Lee Rose and the creative team behind the “Hollywood Party” segment of Dick Clark’s Rockin’ New Year’s Eve show begin looking for a suitable soundstage for their production in mid-September. Most years the process is fairly routine, but not (no surprise!) in 2020.
“We scouted the Los Angeles Convention Center as a possible location,” said Rose, who began lighting Dick Clark New Year’s Eve segments back in the “par can days” of December 1984. “Normally we’re on a soundstage for the Hollywood Party, but as it turned out, most of the TV shows that went down for the pandemic left their sets on their stages. Between that and production starting up for some new shows, there were no stages to be had. A venue was finally confirmed in October with production ‘tweaking’ the layout to make it more COVID compliant.”
The prolonged quest for a stage was only of many unique issues Rose and his associates faced this year. Still, it wound up being “entertainment-as-usual” for the 10-million-plus TV viewers who tuned in to watch the Hollywood Party on New Year’s Eve, as it delivered all the fiery punch that fans have come to expect from the program
This was readily apparent when Megan Thee Stallion dominated the stage with her red-hot sound and dance moves. Supporting her sparkling performance note-for-note with every gyration was Rose’s bold and dynamic lightshow, which featured 12 CHAUVET Professional Maverick MK Pyxis fixtures, supplied by PRG.
“As soon I saw the art director’s layout for Megan Thee Stallion, with its series of 6-foot by 6-foot dancer risers, I envisioned using the Maverick Pyxis with them,” said Rose. “I knew the risers would offer a perfect place to use these fixtures, both from a layout and musical perspective. Their outer LED ring and the intense pencil thin beam from their center pixel, gave us great movement and animation that really complemented the dance moves and music.”
Rose positioned three Pyxis units on the camera-facing side of the deck on each of the four dancer risers, which were located to either side and behind Megan Thee Stallion. From these positions the fixtures animated the area around the superstar with chases from their outer rim of pixels, 360ﹾ pan and tilt movements, and sharp beams directed across the stage from their 60W RGBW center pixel.
Since the dance risers were different heights, the Pyxis units on them directed light across the stage at varying levels. This added a camera-friendly element of depth to the setting.
In addition to Megan Thee Stallion, the Hollywood Party featured 34 other musical performances. Providing each act with a design that reflected its music and personality was a challenge that Rose and his team met by balancing all the fixtures in their rig, including six Rouge Outcast Hybrid 1 units, along with their video displays.
“The versatility of our rig allowed us to generate supportive looks for different artists,” said Rose. “My programmers Andy O’Reilly and Patrick Brazil also did a great job, contributing to and expanding on the multitude of lighting looks based on basic direction from me.

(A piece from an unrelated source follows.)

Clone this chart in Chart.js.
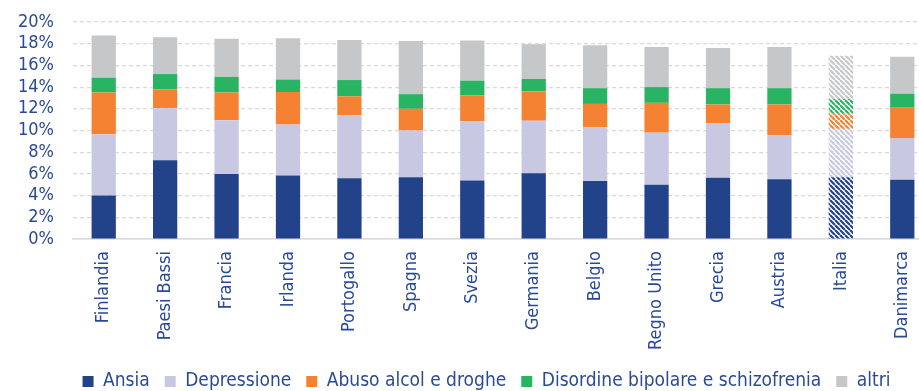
<!DOCTYPE html>
<html>
<head>
<meta charset="utf-8">
<script src="https://cdn.jsdelivr.net/npm/chart.js@4.4.1/dist/chart.umd.min.js"></script>
<style>
  html, body { margin: 0; padding: 0; background: #fff; overflow: hidden; width: 919px; height: 391px; }
  canvas { display: block; }
</style>
</head>
<body>
<canvas id="c" width="934" height="391"></canvas>
<script>
const categories = ['Finlandia','Paesi Bassi','Francia','Irlanda','Portogallo','Spagna','Svezia','Germania','Belgio','Regno Unito','Grecia','Austria','Italia','Danimarca'];
const ansia       = [4.0, 7.25, 6.0, 5.85, 5.6, 5.7, 5.4, 6.05, 5.35, 5.0, 5.65, 5.5, 5.7, 5.45];
const depressione = [5.65, 4.8, 4.95, 4.7, 5.8, 4.3, 5.45, 4.85, 4.95, 4.8, 5.0, 4.05, 4.45, 3.85];
const abuso       = [3.85, 1.75, 2.55, 3.0, 1.75, 2.0, 2.4, 2.7, 2.15, 2.75, 1.75, 2.85, 1.45, 2.8];
const bipolare    = [1.35, 1.4, 1.45, 1.15, 1.5, 1.35, 1.35, 1.15, 1.45, 1.45, 1.5, 1.5, 1.3, 1.3];
const altri       = [3.9, 3.4, 3.5, 3.8, 3.7, 4.9, 3.7, 3.2, 3.95, 3.7, 3.7, 3.8, 4.0, 3.4];
const seriesNames = ['Ansia','Depressione','Abuso alcol e droghe','Disordine bipolare e schizofrenia','altri'];
const hatchedCategory = 'Italia';
const yTicks = [0,2,4,6,8,10,12,14,16,18,20];

const colors = ['#22428A', '#C8C8E2', '#F58233', '#28B463', '#C6C7C8'];
const textColor = '#2B4A96';
const fontFamily = "'DejaVu Sans Condensed', 'DejaVu Sans', sans-serif";

function pattern(color) {
  const c = document.createElement('canvas');
  c.width = 5; c.height = 5;
  const x = c.getContext('2d');
  x.fillStyle = '#ffffff';
  x.fillRect(0, 0, 5, 5);
  x.strokeStyle = color;
  x.lineWidth = 2.2;
  x.beginPath();
  for (const k of [-5, 0, 5]) { x.moveTo(k, 0); x.lineTo(k + 5, 5); }
  x.stroke();
  return document.getElementById('c').getContext('2d').createPattern(c, 'repeat');
}

const seriesValues = [ansia, depressione, abuso, bipolare, altri];
const datasets = seriesValues.map((vals, i) => {
  const pat = pattern(colors[i]);
  return {
    label: seriesNames[i],
    data: vals,
    backgroundColor: categories.map(cat => cat === hatchedCategory ? pat : colors[i]),
    borderWidth: 0,
    categoryPercentage: 1.0,
    barPercentage: 0.395
  };
});

const legendShift = {
  id: 'legendShift',
  afterLayout(chart) {
    if (chart.legend) {
      chart.legend.left += 12;
      chart.legend.right += 12;
      if (chart.legend.adjustHitBoxes) chart.legend.adjustHitBoxes();
    }
  }
};

new Chart(document.getElementById('c'), {
  type: 'bar',
  data: { labels: categories, datasets },
  plugins: [legendShift],
  options: {
    responsive: false,
    devicePixelRatio: 1,
    animation: false,
    layout: { padding: { left: 16, right: 1, top: 22, bottom: -10 } },
    plugins: {
      tooltip: { enabled: false },
      legend: {
        position: 'bottom',
        labels: {
          color: textColor,
          font: { family: fontFamily, size: 19 },
          boxWidth: 11,
          boxHeight: 11,
          padding: 15
        }
      }
    },
    scales: {
      x: {
        stacked: true,
        afterFit: (s) => { s.height = 118; s.paddingLeft = 0; s.paddingRight = 0; },
        grid: { display: false, drawTicks: false },
        border: { display: true, color: '#D9D9D9', width: 1.5 },
        ticks: {
          color: textColor,
          font: { family: fontFamily, size: 18 },
          minRotation: 90,
          maxRotation: 90,
          padding: 12,
          autoSkip: false
        }
      },
      y: {
        stacked: true,
        min: 0,
        max: 20,
        afterFit: (s) => { s.width = 57; s.paddingTop = 0; s.paddingBottom = 0; },
        afterBuildTicks: (scale) => { scale.ticks = yTicks.map(v => ({ value: v })); },
        grid: { color: '#D9D9D9', lineWidth: 1.2, drawTicks: false },
        border: { display: false, dash: (ctx) => (ctx.tick && ctx.tick.value === 0) ? [] : [4, 3] },
        ticks: {
          color: textColor,
          font: { family: fontFamily, size: 18 },
          padding: 19,
          autoSkip: false,
          callback: (v) => v + '%'
        }
      }
    }
  }
});
</script>
</body>
</html>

“I am very fortunate to work with such a great group of people on this program,” continued Rose. “Aside from Andy and Patrick, there was also content producer Nick Militello, media programmer Martin Phillips, our line producer Kathy Erickson, chief lighting tech Tony Ward, my lead tech Steve Oleniczak, my assistant lighting designer Cameron Pieratt, and video shader Mark Sanford. I am also really grateful to Hollywood Party director Barry Glazer — and for the support I received for last 36 years from our producer Larry Klein.”
Looking back over those three-plus decades, Rose recalls he first NYE show at the Coconut Grove in the Ambassador Hotel. Over the years, he took on different roles in the production of the iconic program and encountered all sorts of challenges. “We’ve seen just about everything — or at least I thought so until 2020 came along,” he quipped.
The challenges presented this year were unprecedented, but as Rose and the rest of the team involved in Hollywood Party demonstrated, when entertainment professionals are resourceful, the show does indeed go on.